SUPPLIED DATA

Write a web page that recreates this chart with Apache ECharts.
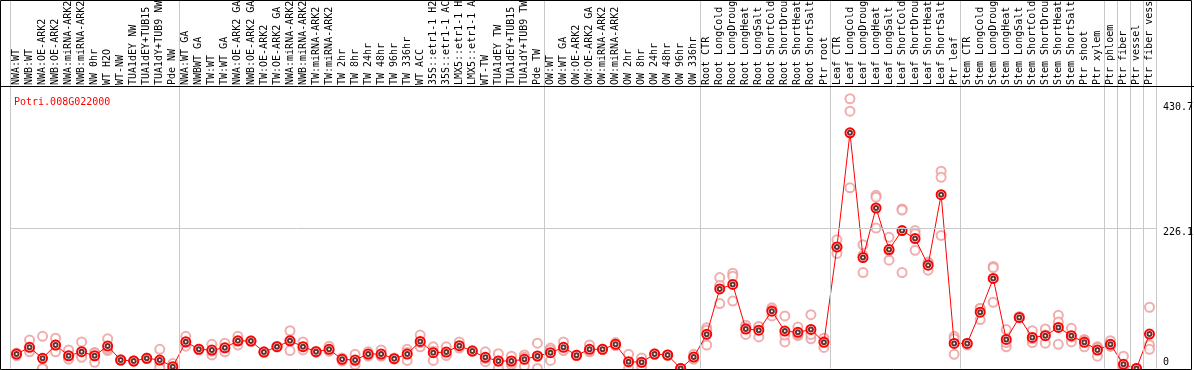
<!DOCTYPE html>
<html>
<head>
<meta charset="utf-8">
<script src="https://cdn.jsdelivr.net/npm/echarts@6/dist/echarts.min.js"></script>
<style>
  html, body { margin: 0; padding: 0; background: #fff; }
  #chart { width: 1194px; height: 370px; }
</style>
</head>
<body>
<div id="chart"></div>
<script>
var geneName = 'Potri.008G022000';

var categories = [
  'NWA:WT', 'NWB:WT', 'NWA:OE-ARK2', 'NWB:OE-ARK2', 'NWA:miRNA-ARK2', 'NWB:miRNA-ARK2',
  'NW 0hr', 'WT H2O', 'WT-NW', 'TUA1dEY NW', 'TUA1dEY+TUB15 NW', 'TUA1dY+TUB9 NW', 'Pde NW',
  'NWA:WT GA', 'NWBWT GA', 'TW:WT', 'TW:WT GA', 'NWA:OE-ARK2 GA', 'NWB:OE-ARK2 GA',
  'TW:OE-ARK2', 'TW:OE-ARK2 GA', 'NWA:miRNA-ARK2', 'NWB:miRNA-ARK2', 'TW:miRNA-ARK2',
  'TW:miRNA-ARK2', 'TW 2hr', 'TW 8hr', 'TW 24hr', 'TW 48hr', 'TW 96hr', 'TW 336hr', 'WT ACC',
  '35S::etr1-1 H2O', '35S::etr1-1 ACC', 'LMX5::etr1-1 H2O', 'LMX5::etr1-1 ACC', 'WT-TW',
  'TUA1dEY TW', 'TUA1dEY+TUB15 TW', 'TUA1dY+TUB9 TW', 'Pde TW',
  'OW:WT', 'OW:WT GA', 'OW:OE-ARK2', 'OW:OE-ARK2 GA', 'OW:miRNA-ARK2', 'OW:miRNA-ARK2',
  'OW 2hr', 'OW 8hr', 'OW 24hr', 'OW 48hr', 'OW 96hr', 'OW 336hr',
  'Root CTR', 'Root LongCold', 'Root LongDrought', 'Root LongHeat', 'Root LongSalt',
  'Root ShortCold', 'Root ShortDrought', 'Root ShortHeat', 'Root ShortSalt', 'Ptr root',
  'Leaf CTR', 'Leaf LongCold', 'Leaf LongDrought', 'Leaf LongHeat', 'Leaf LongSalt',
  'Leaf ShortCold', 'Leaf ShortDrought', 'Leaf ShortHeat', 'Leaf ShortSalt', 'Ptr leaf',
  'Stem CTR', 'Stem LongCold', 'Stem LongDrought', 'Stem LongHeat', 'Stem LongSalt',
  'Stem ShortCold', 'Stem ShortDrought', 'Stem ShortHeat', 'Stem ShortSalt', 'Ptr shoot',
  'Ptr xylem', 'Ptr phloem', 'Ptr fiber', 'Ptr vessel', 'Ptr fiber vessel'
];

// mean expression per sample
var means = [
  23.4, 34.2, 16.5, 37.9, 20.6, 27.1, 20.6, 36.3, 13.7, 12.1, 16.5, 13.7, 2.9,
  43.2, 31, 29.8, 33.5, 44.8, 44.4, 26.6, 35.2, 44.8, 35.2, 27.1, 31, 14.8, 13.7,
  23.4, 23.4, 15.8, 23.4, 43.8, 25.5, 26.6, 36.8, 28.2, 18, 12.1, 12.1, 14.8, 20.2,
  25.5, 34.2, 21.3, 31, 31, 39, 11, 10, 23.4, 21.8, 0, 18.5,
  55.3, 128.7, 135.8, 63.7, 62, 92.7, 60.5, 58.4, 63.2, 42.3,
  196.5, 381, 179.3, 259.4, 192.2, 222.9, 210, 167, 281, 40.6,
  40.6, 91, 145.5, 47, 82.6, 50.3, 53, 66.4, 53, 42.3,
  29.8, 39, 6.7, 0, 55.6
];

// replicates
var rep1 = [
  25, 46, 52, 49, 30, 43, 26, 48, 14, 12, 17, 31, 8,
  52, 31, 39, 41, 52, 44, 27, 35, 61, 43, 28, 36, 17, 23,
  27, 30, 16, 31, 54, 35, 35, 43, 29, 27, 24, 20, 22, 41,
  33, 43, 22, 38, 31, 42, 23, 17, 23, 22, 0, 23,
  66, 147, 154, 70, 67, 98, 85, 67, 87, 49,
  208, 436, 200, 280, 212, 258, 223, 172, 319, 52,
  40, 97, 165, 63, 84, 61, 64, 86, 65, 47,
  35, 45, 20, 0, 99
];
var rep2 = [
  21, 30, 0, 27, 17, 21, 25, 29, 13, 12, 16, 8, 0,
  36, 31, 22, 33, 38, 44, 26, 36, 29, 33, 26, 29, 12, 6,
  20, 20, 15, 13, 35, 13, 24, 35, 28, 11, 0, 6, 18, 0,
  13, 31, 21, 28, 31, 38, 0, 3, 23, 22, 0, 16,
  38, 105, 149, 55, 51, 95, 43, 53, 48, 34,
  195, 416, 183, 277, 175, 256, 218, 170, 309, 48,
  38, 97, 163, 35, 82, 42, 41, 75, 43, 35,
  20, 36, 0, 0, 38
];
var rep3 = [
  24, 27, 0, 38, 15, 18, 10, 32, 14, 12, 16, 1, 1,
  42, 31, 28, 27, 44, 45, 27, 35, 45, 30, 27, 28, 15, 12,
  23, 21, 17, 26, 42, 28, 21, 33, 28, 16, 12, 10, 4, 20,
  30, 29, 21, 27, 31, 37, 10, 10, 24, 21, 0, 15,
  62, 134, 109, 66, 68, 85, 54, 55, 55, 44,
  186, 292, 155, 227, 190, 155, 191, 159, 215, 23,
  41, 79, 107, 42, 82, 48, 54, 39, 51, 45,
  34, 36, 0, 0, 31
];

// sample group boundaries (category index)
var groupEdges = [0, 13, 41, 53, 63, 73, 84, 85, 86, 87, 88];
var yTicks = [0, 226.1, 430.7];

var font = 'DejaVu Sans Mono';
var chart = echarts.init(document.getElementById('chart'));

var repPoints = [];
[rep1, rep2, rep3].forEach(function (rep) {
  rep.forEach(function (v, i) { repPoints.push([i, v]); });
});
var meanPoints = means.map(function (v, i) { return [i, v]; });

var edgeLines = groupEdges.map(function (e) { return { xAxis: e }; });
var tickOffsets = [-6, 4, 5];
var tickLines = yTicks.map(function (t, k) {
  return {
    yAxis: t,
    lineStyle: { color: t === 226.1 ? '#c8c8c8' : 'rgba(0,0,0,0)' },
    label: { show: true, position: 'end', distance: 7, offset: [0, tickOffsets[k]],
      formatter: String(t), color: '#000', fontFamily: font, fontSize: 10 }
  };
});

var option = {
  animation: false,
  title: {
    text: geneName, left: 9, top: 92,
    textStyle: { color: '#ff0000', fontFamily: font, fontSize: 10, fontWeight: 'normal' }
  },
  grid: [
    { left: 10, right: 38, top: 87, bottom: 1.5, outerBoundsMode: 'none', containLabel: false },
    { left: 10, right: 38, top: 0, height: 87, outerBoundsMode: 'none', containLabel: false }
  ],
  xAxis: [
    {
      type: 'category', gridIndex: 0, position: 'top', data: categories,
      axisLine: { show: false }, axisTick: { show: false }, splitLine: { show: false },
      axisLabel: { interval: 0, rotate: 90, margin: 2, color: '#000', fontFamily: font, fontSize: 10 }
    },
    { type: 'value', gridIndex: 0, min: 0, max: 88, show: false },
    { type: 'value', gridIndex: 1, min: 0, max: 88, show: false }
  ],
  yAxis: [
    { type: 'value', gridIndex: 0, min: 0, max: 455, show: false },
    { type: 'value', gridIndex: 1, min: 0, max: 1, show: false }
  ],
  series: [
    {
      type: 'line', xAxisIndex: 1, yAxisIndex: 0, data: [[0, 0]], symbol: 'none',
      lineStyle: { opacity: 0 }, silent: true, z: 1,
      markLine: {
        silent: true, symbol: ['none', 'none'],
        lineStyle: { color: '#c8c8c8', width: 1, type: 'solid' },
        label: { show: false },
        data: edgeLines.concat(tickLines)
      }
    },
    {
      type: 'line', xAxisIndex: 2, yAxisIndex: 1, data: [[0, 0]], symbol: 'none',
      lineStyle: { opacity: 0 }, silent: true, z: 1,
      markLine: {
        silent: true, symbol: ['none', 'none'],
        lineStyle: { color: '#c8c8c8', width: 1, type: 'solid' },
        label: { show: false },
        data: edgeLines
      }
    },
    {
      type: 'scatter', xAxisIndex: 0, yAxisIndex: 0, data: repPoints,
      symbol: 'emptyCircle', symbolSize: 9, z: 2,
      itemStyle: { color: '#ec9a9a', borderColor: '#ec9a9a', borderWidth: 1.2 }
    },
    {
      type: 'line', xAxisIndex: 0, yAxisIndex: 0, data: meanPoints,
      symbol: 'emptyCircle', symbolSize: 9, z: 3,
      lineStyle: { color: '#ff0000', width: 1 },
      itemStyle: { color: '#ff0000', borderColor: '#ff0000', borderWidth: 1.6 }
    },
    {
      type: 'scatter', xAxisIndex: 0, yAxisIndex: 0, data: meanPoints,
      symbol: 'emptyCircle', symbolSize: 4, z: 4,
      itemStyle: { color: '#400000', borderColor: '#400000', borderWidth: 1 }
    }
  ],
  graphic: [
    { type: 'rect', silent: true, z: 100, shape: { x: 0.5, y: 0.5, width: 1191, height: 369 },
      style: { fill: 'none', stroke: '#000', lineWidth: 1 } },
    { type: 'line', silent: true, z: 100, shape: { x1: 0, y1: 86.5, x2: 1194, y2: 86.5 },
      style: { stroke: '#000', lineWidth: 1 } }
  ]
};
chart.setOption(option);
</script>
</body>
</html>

WORK TO COMPLETE
Exactly restate the lines from the beginning of the data through the line with "var geneName = 'Potri.008G022000';", and no others, keeping pictures out.

RESULT FOR THIS EXERCISE
Write a web page that recreates this chart with Apache ECharts.
<!DOCTYPE html>
<html>
<head>
<meta charset="utf-8">
<script src="https://cdn.jsdelivr.net/npm/echarts@6/dist/echarts.min.js"></script>
<style>
  html, body { margin: 0; padding: 0; background: #fff; }
  #chart { width: 1194px; height: 370px; }
</style>
</head>
<body>
<div id="chart"></div>
<script>
var geneName = 'Potri.008G022000';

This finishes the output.